Aéronautique - Développement des productions aéronautiques Airbus : A300B, Mystère 10, Mystère 20, Mystère 30 et Corvette - États-Unis : le budget d'équipements militaires ; les essais en vol du F-15 - Importance du rayonnement cosmique au cours des vols à haute altitude
Développement des productions aéronautiques Airbus A300B, Mystère 10, 20 et 30, Corvette
Airbus
Airbus Industrie, société formée en coopération pour mener à bien la production de l’Airbus A300B a tout lieu de se féliciter du développement régulier de son moyen-courrier à grande capacité.
Lancé en mai 1969, basé sur une organisation précise, dans un cadre juridique bien défini, ce programme de coopération a été mené avec promptitude et efficacité. Le 28 octobre 1972, le premier appareil décollait de Toulouse complètement équipé de tous ses systèmes en état de fonctionnement (pilote automatique compris). Sept semaines plus tard, le 18 décembre, 22 sorties avaient été enregistrées correspondant à 73 heures de vol.
Le domaine de vol a été exploré à plus de 90 % et a pu être étudié au-delà de Mach 0,84 et de 35 000 pieds. L’étude du système des décrochages dans différentes configurations a été très poussée et a révélé un très bon comportement de l’appareil aux basses vitesses. Il en a été de même lors des décollages et atterrissages au poids maximum.
Grâce à six pilotes français et allemands qui se relaient, les essais se poursuivent à un rythme accéléré. Le second appareil volera en janvier, le n° 3 en juin et le n° 4 fin septembre 1973.
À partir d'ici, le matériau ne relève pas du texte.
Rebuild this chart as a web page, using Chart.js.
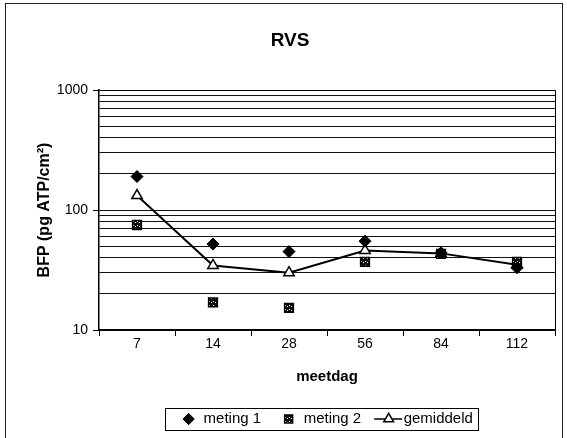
<!DOCTYPE html>
<html>
<head>
<meta charset="utf-8">
<script src="https://cdn.jsdelivr.net/npm/chart.js@4.4.0/dist/chart.umd.min.js"></script>
<style>
  html, body { margin: 0; padding: 0; background: #fff; }
  #wrap { width: 567px; height: 438px; position: relative; }
</style>
</head>
<body>
<div id="wrap"><canvas id="c" width="567" height="438"></canvas></div>
<script>
// Measurement days (category axis)
const days = ['7', '14', '28', '56', '84', '112'];
// BFP values in pg ATP/cm²
const meting1 = [190, 52, 45, 55, 44, 33];
const meting2 = [75, 17, 15.3, 37, 43, 37];
const gemiddeld = [132, 34.5, 30, 46, 43.5, 35];
// Log-axis gridline positions and the ones that carry a label
const yTicks = [10, 20, 30, 40, 50, 60, 70, 80, 90, 100, 200, 300, 400, 500, 600, 700, 800, 900, 1000];
const yLabelled = [10, 100, 1000];

const FONT = "'Liberation Sans', Arial, Helvetica, sans-serif";
Chart.defaults.font.family = FONT;
Chart.defaults.color = '#000';

// Small speckled fill for the "meting 2" squares
function speckle() {
  const c = document.createElement('canvas');
  c.width = 4; c.height = 4;
  const g = c.getContext('2d');
  g.fillStyle = '#111111';
  g.fillRect(0, 0, 4, 4);
  g.fillStyle = '#ffffff';
  g.fillRect(1, 1, 1, 1);
  g.fillRect(3, 2, 1, 1);
  return g.createPattern(c, 'repeat');
}
const speckFill = speckle();
const LEGEND_BOX = 15;

// Page frame, plot box and the framed legend with a line through the average marker
const framePlugin = {
  id: 'framePlugin',
  beforeDraw(chart) {
    const ctx = chart.ctx;
    ctx.save();
    ctx.fillStyle = '#fff';
    ctx.fillRect(0, 0, chart.width, chart.height);
    ctx.strokeStyle = '#222';
    ctx.lineWidth = 1;
    ctx.strokeRect(5.5, 3.5, 557, 440);

    const lg = chart.legend;
    if (lg && lg.legendHitBoxes && lg.legendHitBoxes.length) {
      const hb = lg.legendHitBoxes;
      const first = hb[0], last = hb[hb.length - 1];
      const cy = first.top + first.height / 2;
      const x0 = Math.round(first.left - 16);
      const x1 = Math.round(last.left + last.width + 5);
      ctx.strokeStyle = '#000';
      ctx.lineWidth = 1;
      ctx.strokeRect(x0 + 0.5, Math.round(cy - 11) + 0.5, x1 - x0, 22);
      // line segment for the "gemiddeld" entry
      ctx.beginPath();
      ctx.lineWidth = 1.5;
      ctx.moveTo(last.left - 7, cy);
      ctx.lineTo(last.left + LEGEND_BOX + 6, cy);
      ctx.stroke();
    }
    ctx.restore();
  },
  afterDraw(chart) {
    const a = chart.chartArea;
    const ctx = chart.ctx;
    ctx.save();
    ctx.strokeStyle = '#000';
    ctx.lineWidth = 1;
    ctx.beginPath();
    ctx.moveTo(Math.round(a.left) + 0.5, Math.round(a.top) + 0.5);
    ctx.lineTo(Math.round(a.right) + 0.5, Math.round(a.top) + 0.5);
    ctx.lineTo(Math.round(a.right) + 0.5, Math.round(a.bottom) + 0.5);
    ctx.stroke();
    ctx.restore();
  }
};

new Chart(document.getElementById('c'), {
  type: 'line',
  data: {
    labels: days,
    datasets: [
      {
        label: 'meting 1',
        data: meting1,
        showLine: false,
        pointStyle: 'rectRot',
        pointRadius: 6,
        pointBackgroundColor: '#000',
        pointBorderColor: '#000',
        pointBorderWidth: 1,
        backgroundColor: '#000',
        borderColor: '#000'
      },
      {
        label: 'meting 2',
        data: meting2,
        showLine: false,
        pointStyle: 'rect',
        pointRadius: 6.2,
        pointBackgroundColor: speckFill,
        pointBorderColor: '#000',
        pointBorderWidth: 1.5,
        backgroundColor: speckFill,
        borderColor: '#000'
      },
      {
        label: 'gemiddeld',
        data: gemiddeld,
        showLine: true,
        borderColor: '#000',
        borderWidth: 2,
        backgroundColor: '#fff',
        pointStyle: 'triangle',
        pointRadius: 6,
        pointBackgroundColor: '#fff',
        pointBorderColor: '#000',
        pointBorderWidth: 1.5,
        tension: 0
      }
    ]
  },
  options: {
    responsive: false,
    animation: false,
    devicePixelRatio: 1,
    layout: { padding: { left: 25, right: 12, top: 0, bottom: 1.5 } },
    plugins: {
      title: {
        display: true,
        text: 'RVS',
        color: '#000',
        font: { size: 19, weight: 'bold', family: FONT },
        padding: { top: 29, bottom: 38.2 }
      },
      legend: {
        display: true,
        position: 'bottom',
        fullSize: false,
        labels: {
          usePointStyle: true,
          boxWidth: LEGEND_BOX,
          boxHeight: 8,
          padding: 20,
          color: '#000',
          font: { size: 15, family: FONT }
        }
      },
      tooltip: { enabled: false }
    },
    scales: {
      x: {
        type: 'category',
        offset: true,
        grid: {
          display: true,
          drawOnChartArea: false,
          drawTicks: true,
          tickLength: 6,
          offset: true,
          color: '#000'
        },
        border: { color: '#000', width: 1.5 },
        ticks: { color: '#000', font: { size: 14, family: FONT }, padding: 0 },
        title: {
          display: true,
          text: 'meetdag',
          color: '#000',
          font: { size: 15, weight: 'bold', family: FONT },
          padding: { top: 0, bottom: 5.5 }
        },
        afterFit(s) { s.height = 61.5; }
      },
      y: {
        type: 'logarithmic',
        min: 10,
        max: 1000,
        afterBuildTicks(s) {
          s.ticks = yTicks.map(v => ({ value: v, major: yLabelled.includes(v) }));
        },
        ticks: {
          autoSkip: false,
          color: '#000',
          font: { size: 14, family: FONT },
          padding: 5,
          callback: v => (yLabelled.includes(v) ? String(v) : '')
        },
        grid: {
          color: '#111',
          lineWidth: 1,
          tickLength: 6,
          tickColor: ctx => (ctx.tick && yLabelled.includes(ctx.tick.value) ? '#000' : 'rgba(0,0,0,0)')
        },
        border: { color: '#000', width: 1.5 },
        title: {
          display: true,
          text: 'BFP (pg ATP/cm²)',
          color: '#000',
          font: { size: 16, weight: 'bold', family: FONT },
          padding: { top: 10, bottom: 0 }
        },
        afterFit(s) { s.width = 74; }
      }
    }
  },
  plugins: [framePlugin]
});
</script>
</body>
</html>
Parallèlement, les essais statiques et de fatigue se poursuivent en France et en Allemagne avec deux cellules complètes, sur un banc d’essais mécanique-hydraulique d’endurance des systèmes et sur simulateur.
En ce qui concerne la production, les avions 5 à 12 sont lancés en fabrication, la seconde tranche de 13 à 20 est lancée en approvisionnements et jusqu’au n° 36 les approvisionnements à long terme sont lancés. Les dispositions sont prises pour adopter la cadence de production aux besoins, avec un rythme de quatre appareils par mois si nécessaire, pouvant être poussé à six par mois.
Dans une conférence de presse qu’il avait donnée le 5 décembre 1972, le président Ziegler, répondant à une question concernant l’annonce de concurrents américains de l’Airbus A300B a déclaré : « J’ai toujours pensé que pour ce type d’appareil nouveau (moyen-courrier biréacteur à grande capacité) nous aurions à coup sûr des concurrents. J’ai par contre été surpris qu’on nous ait laissés prendre trois ans d’avance. Cette nouvelle situation apporte un supplément de crédibilité de la valeur du programme. Sur le plan de la prospection commerciale, elle nous permet de souligner les avantages que nous proposons à une clientèle qui désire avoir des éléments de comparaison ». Enfin, M. Henri Ziegler s’est félicité de la prise de conscience du milieu bancaire français en faveur de l’industrie aéronautique qui s’est manifestée par la création d’organismes de financement. Le Président estime que dans un proche avenir, de semblables organismes multinationaux s’avéreront indispensables.
Mystère 10 - 20 et 30
Tandis qu’on annonce pour le prochain 30e Salon international de l’aéronautique et de l’Espace du Bourget la participation du Mystère 30, qui aura alors effectué son premier vol en avril 1973, les Mystère 20 et 10, rebaptisés Falcon aux États-Unis, connaissent une belle carrière.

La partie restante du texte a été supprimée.